** start of Data section **
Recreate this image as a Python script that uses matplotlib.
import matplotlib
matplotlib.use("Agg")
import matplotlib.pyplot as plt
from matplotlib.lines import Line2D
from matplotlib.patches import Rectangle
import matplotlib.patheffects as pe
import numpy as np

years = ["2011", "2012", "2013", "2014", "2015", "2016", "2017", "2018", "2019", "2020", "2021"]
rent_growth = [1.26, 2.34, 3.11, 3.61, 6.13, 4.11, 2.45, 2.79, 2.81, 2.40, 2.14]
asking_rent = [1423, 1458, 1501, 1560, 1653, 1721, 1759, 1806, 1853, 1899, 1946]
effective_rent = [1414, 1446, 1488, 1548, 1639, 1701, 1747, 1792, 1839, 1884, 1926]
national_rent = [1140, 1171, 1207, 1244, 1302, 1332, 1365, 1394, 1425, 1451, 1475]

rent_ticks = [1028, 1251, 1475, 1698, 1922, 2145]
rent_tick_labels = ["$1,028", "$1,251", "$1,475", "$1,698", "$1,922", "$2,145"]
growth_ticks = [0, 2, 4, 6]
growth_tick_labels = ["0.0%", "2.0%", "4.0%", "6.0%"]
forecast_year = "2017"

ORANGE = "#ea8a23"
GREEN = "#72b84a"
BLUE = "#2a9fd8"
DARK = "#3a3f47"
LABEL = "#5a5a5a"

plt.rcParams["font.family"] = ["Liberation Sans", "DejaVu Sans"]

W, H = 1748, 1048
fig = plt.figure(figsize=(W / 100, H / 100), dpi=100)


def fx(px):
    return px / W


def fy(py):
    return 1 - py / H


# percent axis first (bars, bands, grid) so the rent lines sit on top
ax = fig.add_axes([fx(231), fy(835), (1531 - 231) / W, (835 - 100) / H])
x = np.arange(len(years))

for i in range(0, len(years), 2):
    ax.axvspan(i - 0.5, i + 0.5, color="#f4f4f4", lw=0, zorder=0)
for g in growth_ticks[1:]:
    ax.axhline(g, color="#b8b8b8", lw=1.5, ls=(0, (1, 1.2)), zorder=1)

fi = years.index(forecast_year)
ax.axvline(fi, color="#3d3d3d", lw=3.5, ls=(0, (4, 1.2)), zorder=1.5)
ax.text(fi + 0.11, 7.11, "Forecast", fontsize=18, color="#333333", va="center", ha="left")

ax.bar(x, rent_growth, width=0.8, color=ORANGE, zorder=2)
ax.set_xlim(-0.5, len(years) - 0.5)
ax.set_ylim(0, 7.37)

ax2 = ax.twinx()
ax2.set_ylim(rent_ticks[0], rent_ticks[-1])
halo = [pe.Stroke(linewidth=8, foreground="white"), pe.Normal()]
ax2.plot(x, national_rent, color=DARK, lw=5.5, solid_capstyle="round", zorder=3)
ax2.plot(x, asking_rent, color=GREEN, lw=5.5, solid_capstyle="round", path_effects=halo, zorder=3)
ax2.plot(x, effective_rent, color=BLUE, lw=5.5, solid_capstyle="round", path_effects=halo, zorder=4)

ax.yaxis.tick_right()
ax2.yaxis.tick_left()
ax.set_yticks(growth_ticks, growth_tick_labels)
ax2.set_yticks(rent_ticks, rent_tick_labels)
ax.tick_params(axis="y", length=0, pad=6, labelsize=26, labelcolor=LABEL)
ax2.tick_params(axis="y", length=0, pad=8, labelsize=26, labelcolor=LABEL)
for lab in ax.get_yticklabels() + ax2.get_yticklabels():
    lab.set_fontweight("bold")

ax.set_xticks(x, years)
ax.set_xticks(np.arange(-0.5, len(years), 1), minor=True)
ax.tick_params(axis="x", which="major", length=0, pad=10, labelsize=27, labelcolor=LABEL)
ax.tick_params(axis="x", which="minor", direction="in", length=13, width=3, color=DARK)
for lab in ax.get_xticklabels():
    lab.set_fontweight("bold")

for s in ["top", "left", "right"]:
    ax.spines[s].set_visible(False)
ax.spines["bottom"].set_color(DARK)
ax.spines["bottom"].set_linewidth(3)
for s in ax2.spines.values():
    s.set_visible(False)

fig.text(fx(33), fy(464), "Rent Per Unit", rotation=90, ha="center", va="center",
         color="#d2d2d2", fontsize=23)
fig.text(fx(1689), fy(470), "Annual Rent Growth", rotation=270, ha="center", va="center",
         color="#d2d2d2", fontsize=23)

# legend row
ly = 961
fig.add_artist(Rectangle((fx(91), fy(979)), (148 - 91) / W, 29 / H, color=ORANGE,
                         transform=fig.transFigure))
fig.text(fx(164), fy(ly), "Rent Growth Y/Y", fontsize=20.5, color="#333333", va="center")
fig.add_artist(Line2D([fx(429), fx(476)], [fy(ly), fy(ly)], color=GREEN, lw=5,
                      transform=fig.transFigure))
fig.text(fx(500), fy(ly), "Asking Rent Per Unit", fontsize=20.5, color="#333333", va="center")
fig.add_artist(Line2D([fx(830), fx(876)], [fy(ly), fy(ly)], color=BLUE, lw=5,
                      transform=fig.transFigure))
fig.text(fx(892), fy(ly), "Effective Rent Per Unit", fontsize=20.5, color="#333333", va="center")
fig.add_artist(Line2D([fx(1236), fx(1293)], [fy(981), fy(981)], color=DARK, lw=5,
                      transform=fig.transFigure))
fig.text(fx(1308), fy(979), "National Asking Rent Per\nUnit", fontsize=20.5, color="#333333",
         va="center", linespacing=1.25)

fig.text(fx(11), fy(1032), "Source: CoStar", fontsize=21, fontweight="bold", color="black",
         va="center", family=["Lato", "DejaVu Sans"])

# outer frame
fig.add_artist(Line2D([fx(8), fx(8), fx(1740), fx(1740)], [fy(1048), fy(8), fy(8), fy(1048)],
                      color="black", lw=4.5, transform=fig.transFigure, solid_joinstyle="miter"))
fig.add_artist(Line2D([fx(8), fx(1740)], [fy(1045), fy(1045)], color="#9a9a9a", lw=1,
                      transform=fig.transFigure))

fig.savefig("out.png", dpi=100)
** end of Data section **
Quote the data above verbatim from its first line to the line that includes "import numpy as np", with both boundary lines retained.

Response to the exercise:
Recreate this image as a Python script that uses matplotlib.
import matplotlib
matplotlib.use("Agg")
import matplotlib.pyplot as plt
from matplotlib.lines import Line2D
from matplotlib.patches import Rectangle
import matplotlib.patheffects as pe
import numpy as np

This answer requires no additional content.